Hate on the World Wide Web: A Brief Guide to Cyberspace Bigotry
Ku Klux Klan
Posted: March 1, 2000
Today's Ku Klux Klan is more fragmented than at any time since World War II, but the group's many factions have been using the World Wide Web as a means to revitalization. Spreading the Klan's traditional message of hatred for Blacks, Jews and immigrants, numerous Klans and their local chapters are drawing attention to themselves by establishing Web sites. One Klan site proclaims goals such as maintaining and defending "the superiority of the White race," observing "a marked difference between the White and Negro race," and educating "against miscegenation of the races." Another site claims that Jews killed Jesus and describes them as Satan's people.

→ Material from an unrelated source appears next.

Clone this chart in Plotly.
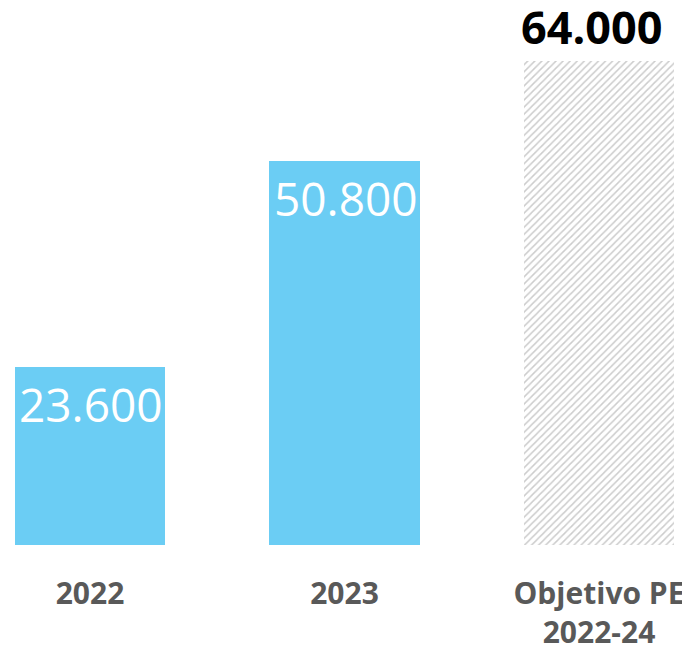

A third pledges to "stop the uncontrolled, outrageous and unprecedented plague of immigration." Among those Klan groups with sites are many chapters of the Knights of the White Kamellia, the two factions of the Knights of the Ku Klux Klan and their subsidiary chapters, the North Georgia White Knights and the Southern Cross Militant Knights. Additionally, the number of Web sites for the National Association for the Advancement of White People (N.A.A.W.P.), a group founded by former Klan leader David Duke and often described as a "Klan without robes," has grown dramatically.